>> BEGIN

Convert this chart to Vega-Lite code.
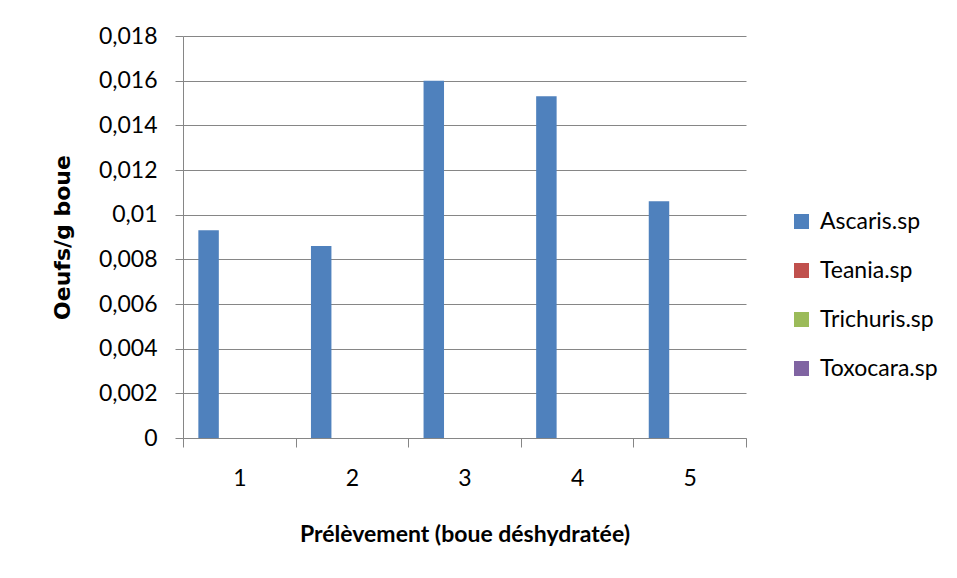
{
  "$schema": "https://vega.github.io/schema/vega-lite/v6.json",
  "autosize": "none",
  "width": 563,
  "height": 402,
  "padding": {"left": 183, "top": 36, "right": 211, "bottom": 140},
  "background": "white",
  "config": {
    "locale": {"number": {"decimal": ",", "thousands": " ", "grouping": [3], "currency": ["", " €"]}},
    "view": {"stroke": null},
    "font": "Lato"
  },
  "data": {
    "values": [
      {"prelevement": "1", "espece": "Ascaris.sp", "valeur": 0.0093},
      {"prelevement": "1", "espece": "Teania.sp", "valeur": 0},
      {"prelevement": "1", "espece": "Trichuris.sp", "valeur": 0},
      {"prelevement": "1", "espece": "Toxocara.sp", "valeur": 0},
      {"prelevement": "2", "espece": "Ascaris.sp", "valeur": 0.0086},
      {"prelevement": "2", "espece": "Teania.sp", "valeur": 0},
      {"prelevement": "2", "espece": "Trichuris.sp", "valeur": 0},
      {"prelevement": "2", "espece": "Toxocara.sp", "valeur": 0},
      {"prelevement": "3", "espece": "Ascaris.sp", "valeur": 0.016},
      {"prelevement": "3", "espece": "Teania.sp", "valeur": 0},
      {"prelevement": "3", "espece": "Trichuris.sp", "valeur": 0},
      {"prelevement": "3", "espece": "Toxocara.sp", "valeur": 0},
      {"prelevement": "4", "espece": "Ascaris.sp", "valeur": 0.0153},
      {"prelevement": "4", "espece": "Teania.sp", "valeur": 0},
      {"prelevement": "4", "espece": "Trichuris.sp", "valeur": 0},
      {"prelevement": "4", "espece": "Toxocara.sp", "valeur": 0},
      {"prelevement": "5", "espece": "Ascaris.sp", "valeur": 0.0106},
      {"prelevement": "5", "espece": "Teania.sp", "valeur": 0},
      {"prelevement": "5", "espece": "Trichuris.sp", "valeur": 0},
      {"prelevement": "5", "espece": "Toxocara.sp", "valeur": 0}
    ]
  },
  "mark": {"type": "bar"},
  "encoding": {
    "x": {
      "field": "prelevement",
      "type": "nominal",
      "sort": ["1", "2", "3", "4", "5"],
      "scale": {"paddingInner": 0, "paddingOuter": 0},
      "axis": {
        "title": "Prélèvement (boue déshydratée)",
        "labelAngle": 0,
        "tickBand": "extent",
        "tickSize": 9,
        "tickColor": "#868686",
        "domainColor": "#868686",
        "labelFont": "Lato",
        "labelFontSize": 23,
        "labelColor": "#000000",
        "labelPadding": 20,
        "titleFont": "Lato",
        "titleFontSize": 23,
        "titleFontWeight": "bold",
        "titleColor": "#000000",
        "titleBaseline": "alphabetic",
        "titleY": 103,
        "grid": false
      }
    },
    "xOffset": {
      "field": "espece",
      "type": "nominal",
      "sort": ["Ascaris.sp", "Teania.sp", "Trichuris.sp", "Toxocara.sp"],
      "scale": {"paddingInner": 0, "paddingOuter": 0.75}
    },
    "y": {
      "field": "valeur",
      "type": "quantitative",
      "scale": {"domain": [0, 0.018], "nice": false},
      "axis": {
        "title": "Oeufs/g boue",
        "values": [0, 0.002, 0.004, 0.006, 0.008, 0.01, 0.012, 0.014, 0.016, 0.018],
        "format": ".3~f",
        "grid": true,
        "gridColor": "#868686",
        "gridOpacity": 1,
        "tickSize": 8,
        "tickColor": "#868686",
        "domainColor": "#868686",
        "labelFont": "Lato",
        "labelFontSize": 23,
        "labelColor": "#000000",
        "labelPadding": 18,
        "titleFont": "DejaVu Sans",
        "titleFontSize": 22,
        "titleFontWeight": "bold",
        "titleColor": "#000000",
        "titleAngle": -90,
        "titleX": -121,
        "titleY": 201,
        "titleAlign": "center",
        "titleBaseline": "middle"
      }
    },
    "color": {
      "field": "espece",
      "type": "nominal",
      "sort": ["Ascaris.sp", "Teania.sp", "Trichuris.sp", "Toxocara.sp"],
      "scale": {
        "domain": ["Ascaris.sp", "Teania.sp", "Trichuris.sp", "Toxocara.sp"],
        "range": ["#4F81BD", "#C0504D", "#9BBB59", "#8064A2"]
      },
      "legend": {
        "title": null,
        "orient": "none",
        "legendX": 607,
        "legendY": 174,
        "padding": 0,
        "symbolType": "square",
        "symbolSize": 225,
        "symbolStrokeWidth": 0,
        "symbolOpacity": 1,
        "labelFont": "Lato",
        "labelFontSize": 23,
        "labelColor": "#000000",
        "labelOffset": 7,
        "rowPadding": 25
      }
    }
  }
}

>> END

• Task to carry out
Images in the data above are to be skipped. Retype all other material exactly.

• Exercise output
Convert this chart to Vega-Lite code.
{
  "$schema": "https://vega.github.io/schema/vega-lite/v6.json",
  "autosize": "none",
  "width": 563,
  "height": 402,
  "padding": {"left": 183, "top": 36, "right": 211, "bottom": 140},
  "background": "white",
  "config": {
    "locale": {"number": {"decimal": ",", "thousands": " ", "grouping": [3], "currency": ["", " €"]}},
    "view": {"stroke": null},
    "font": "Lato"
  },
  "data": {
    "values": [
      {"prelevement": "1", "espece": "Ascaris.sp", "valeur": 0.0093},
      {"prelevement": "1", "espece": "Teania.sp", "valeur": 0},
      {"prelevement": "1", "espece": "Trichuris.sp", "valeur": 0},
      {"prelevement": "1", "espece": "Toxocara.sp", "valeur": 0},
      {"prelevement": "2", "espece": "Ascaris.sp", "valeur": 0.0086},
      {"prelevement": "2", "espece": "Teania.sp", "valeur": 0},
      {"prelevement": "2", "espece": "Trichuris.sp", "valeur": 0},
      {"prelevement": "2", "espece": "Toxocara.sp", "valeur": 0},
      {"prelevement": "3", "espece": "Ascaris.sp", "valeur": 0.016},
      {"prelevement": "3", "espece": "Teania.sp", "valeur": 0},
      {"prelevement": "3", "espece": "Trichuris.sp", "valeur": 0},
      {"prelevement": "3", "espece": "Toxocara.sp", "valeur": 0},
      {"prelevement": "4", "espece": "Ascaris.sp", "valeur": 0.0153},
      {"prelevement": "4", "espece": "Teania.sp", "valeur": 0},
      {"prelevement": "4", "espece": "Trichuris.sp", "valeur": 0},
      {"prelevement": "4", "espece": "Toxocara.sp", "valeur": 0},
      {"prelevement": "5", "espece": "Ascaris.sp", "valeur": 0.0106},
      {"prelevement": "5", "espece": "Teania.sp", "valeur": 0},
      {"prelevement": "5", "espece": "Trichuris.sp", "valeur": 0},
      {"prelevement": "5", "espece": "Toxocara.sp", "valeur": 0}
    ]
  },
  "mark": {"type": "bar"},
  "encoding": {
    "x": {
      "field": "prelevement",
      "type": "nominal",
      "sort": ["1", "2", "3", "4", "5"],
      "scale": {"paddingInner": 0, "paddingOuter": 0},
      "axis": {
        "title": "Prélèvement (boue déshydratée)",
        "labelAngle": 0,
        "tickBand": "extent",
        "tickSize": 9,
        "tickColor": "#868686",
        "domainColor": "#868686",
        "labelFont": "Lato",
        "labelFontSize": 23,
        "labelColor": "#000000",
        "labelPadding": 20,
        "titleFont": "Lato",
        "titleFontSize": 23,
        "titleFontWeight": "bold",
        "titleColor": "#000000",
        "titleBaseline": "alphabetic",
        "titleY": 103,
        "grid": false
      }
    },
    "xOffset": {
      "field": "espece",
      "type": "nominal",
      "sort": ["Ascaris.sp", "Teania.sp", "Trichuris.sp", "Toxocara.sp"],
      "scale": {"paddingInner": 0, "paddingOuter": 0.75}
    },
    "y": {
      "field": "valeur",
      "type": "quantitative",
      "scale": {"domain": [0, 0.018], "nice": false},
      "axis": {
        "title": "Oeufs/g boue",
        "values": [0, 0.002, 0.004, 0.006, 0.008, 0.01, 0.012, 0.014, 0.016, 0.018],
        "format": ".3~f",
        "grid": true,
        "gridColor": "#868686",
        "gridOpacity": 1,
        "tickSize": 8,
        "tickColor": "#868686",
        "domainColor": "#868686",
        "labelFont": "Lato",
        "labelFontSize": 23,
        "labelColor": "#000000",
        "labelPadding": 18,
        "titleFont": "DejaVu Sans",
        "titleFontSize": 22,
        "titleFontWeight": "bold",
        "titleColor": "#000000",
        "titleAngle": -90,
        "titleX": -121,
        "titleY": 201,
        "titleAlign": "center",
        "titleBaseline": "middle"
      }
    },
    "color": {
      "field": "espece",
      "type": "nominal",
      "sort": ["Ascaris.sp", "Teania.sp", "Trichuris.sp", "Toxocara.sp"],
      "scale": {
        "domain": ["Ascaris.sp", "Teania.sp", "Trichuris.sp", "Toxocara.sp"],
        "range": ["#4F81BD", "#C0504D", "#9BBB59", "#8064A2"]
      },
      "legend": {
        "title": null,
        "orient": "none",
        "legendX": 607,
        "legendY": 174,
        "padding": 0,
        "symbolType": "square",
        "symbolSize": 225,
        "symbolStrokeWidth": 0,
        "symbolOpacity": 1,
        "labelFont": "Lato",
        "labelFontSize": 23,
        "labelColor": "#000000",
        "labelOffset": 7,
        "rowPadding": 25
      }
    }
  }
}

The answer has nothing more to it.